** BEGIN INFORMATION SUPPLIED **

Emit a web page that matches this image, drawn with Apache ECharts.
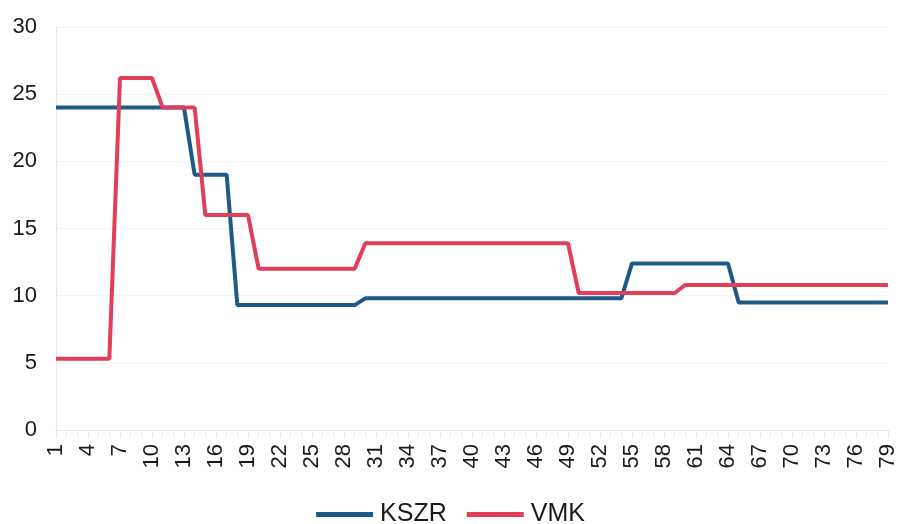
<!DOCTYPE html>
<html>
<head>
<meta charset="utf-8">
<script src="https://cdn.jsdelivr.net/npm/echarts@6/dist/echarts.min.js"></script>
<style>html,body{margin:0;padding:0;background:#fff}#c{width:901px;height:524px}</style>
</head>
<body>
<div id="c"></div>
<script>
function rep(v, n) { var a = []; for (var i = 0; i < n; i++) a.push(v); return a; }
var categories = [];
for (var i = 1; i <= 79; i++) categories.push(String(i));
var kszr = [].concat(rep(24, 13), rep(19, 4), rep(9.3, 12), rep(9.8, 25), rep(12.4, 10), rep(9.5, 15));
var vmk = [].concat(rep(5.3, 6), rep(26.2, 4), rep(24, 4), rep(16, 5), rep(12, 10), rep(13.9, 20), rep(10.2, 10), rep(10.8, 20));
var seriesNames = ['KSZR', 'VMK'];
var yTicks = { min: 0, max: 30, interval: 5 };

var chart = echarts.init(document.getElementById('c'), null, { renderer: 'canvas' });
chart.setOption({
  animation: false,
  grid: { left: 56, right: 13, top: 27, bottom: 94 },
  legend: {
    bottom: -8, left: 'center', itemWidth: 57, itemHeight: 5, itemGap: 20,
    icon: 'rect',
    textStyle: { fontFamily: 'Liberation Sans, Arial', fontSize: 25, color: '#1a1a1a', padding: [0, 0, 0, 2] },
    data: seriesNames
  },
  xAxis: {
    type: 'category', data: categories, boundaryGap: false,
    axisLine: { show: true, lineStyle: { color: '#e3e8ee' } },
    axisTick: { show: true, interval: 0, length: 8, lineStyle: { color: '#e6eaef' } },
    axisLabel: { interval: 2, rotate: 90, fontFamily: 'Liberation Sans, Arial', fontSize: 22, color: '#1a1a1a', margin: 14 },
    splitLine: { show: false }
  },
  yAxis: {
    type: 'value', min: yTicks.min, max: yTicks.max, interval: yTicks.interval,
    axisLine: { show: true, lineStyle: { color: '#e3e8ee' } },
    axisTick: { show: false },
    axisLabel: { fontFamily: 'Liberation Sans, Arial', fontSize: 22, color: '#1a1a1a', margin: 19 },
    splitLine: { show: true, lineStyle: { color: '#f2f4f7' } }
  },
  series: [
    { name: seriesNames[0], type: 'line', data: kszr, symbol: 'none', lineStyle: { width: 4, color: '#1d5b86' }, itemStyle: { color: '#1d5b86' } },
    { name: seriesNames[1], type: 'line', data: vmk, symbol: 'none', lineStyle: { width: 4, color: '#e23d5b' }, itemStyle: { color: '#e23d5b' } }
  ]
});
</script>
</body>
</html>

** END INFORMATION SUPPLIED **

OBJECTIVE: Restate the material word for word from its first line through the line containing "30, interval: 5", both included; the pictures do not belong in it.

SOLUTION FOR THIS TASK:
Emit a web page that matches this image, drawn with Apache ECharts.
<!DOCTYPE html>
<html>
<head>
<meta charset="utf-8">
<script src="https://cdn.jsdelivr.net/npm/echarts@6/dist/echarts.min.js"></script>
<style>html,body{margin:0;padding:0;background:#fff}#c{width:901px;height:524px}</style>
</head>
<body>
<div id="c"></div>
<script>
function rep(v, n) { var a = []; for (var i = 0; i < n; i++) a.push(v); return a; }
var categories = [];
for (var i = 1; i <= 79; i++) categories.push(String(i));
var kszr = [].concat(rep(24, 13), rep(19, 4), rep(9.3, 12), rep(9.8, 25), rep(12.4, 10), rep(9.5, 15));
var vmk = [].concat(rep(5.3, 6), rep(26.2, 4), rep(24, 4), rep(16, 5), rep(12, 10), rep(13.9, 20), rep(10.2, 10), rep(10.8, 20));
var seriesNames = ['KSZR', 'VMK'];
var yTicks = { min: 0, max: 30, interval: 5 };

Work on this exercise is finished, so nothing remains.